Seagull – original and processed

I got this idea that I should take some photos of seagulls. On saturday I went to the fish market and bought trout that we ate for dinner and when I cleaned the fish I decided to save the waste, so that I could use it to bribe the seagulls.

Even if I had baksheesh (Baksheesh – a term used to describe tipping, charitable giving, and certain forms of political corruption and bribery in the Middle East and South Asia.) the seagulls didn’t seem to like the fact that I was hanging around after having left the baksheesh as bait: Those ungrateful bastards were flipping and turning in the air, which left me with a whole bunch of useless photos that could have been perfect for the latest WordPress “Unfocused – Weekly Photo Challenge“.

Here’s one of the few photos that I didn’t delete. the focus isn’t perfect, but still it’s an ok picture.

This is how a post-processed seagull looks like...

This is how a post-processed seagull looks like…

Seagull - original

and this is how an original seagull looks like.

The good thing is that now I’ve come up with another plan, so next time I hope to outsmart them and get more decent photos.

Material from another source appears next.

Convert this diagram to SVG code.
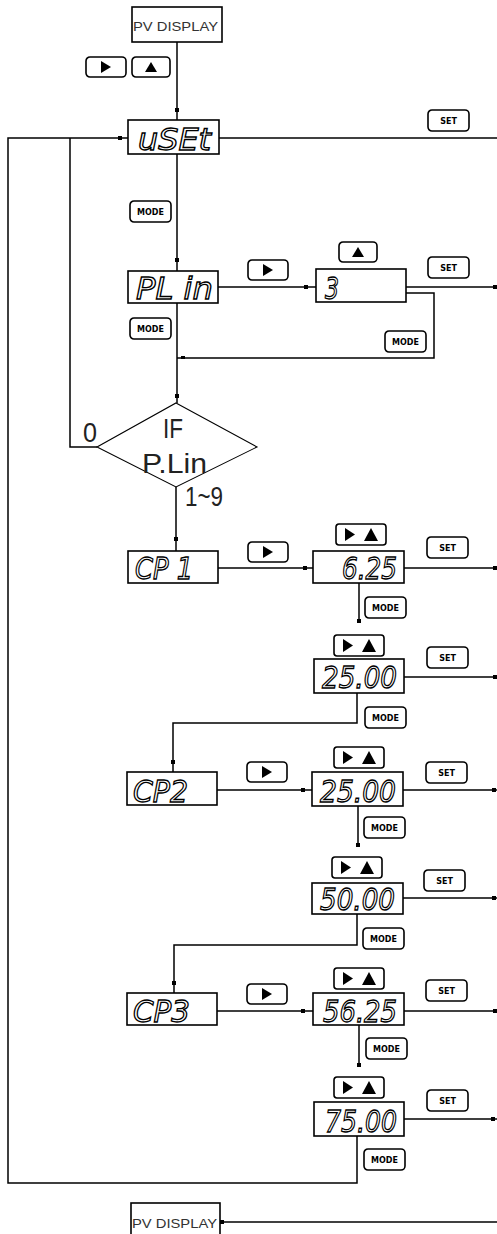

The technique I’ve used on the manipulated image is the same as in this post:

16 thoughts on “Seagull – original and processed

  1. Morrn,
    Loved the processed one … he looks almost surreal ..but mean 🙂
    Strangely enough, I shot a few gulls too, today. Haven’t brought them up yet…
    They are always on the hunt for fish — fish that they STEAL from the cormorants. The cormorant comes up out of the water with a fish in his mouth, and the gulls are hovering, to snap it. Sometimes they’re lucky. One day, someone had left a whole pile of white bread there, but the gulls refused it?! Must have been really bad bread LOL

    • Seagulls can be rude. I don’t like them, but sometimes they can look great on photos. This morning some of them were in my backyard making a lot of noise: those are the times that you just wish you had a shotgun…

    • Thanks for the feedback Nigel.
      Yes the background might be a bit too soft. Luckily it’s an easy process to sharpen it up. All I need to do is to lower the opacity of the processed layer.

  2. What a transformation. I love the processed one. I’d love to know how you blurred the buildings in the processed pic – if it wouldn’t be too much work to explain.

  3. The original is a really nice, realistic photo. The processed one is a reflection, I think, of the artist’s view through the lens. It’s a more romantic view of the scene. This is a very good illustration of the difference between a record of a scene and the way the photographer sees the scene. Very well done, Cardinal.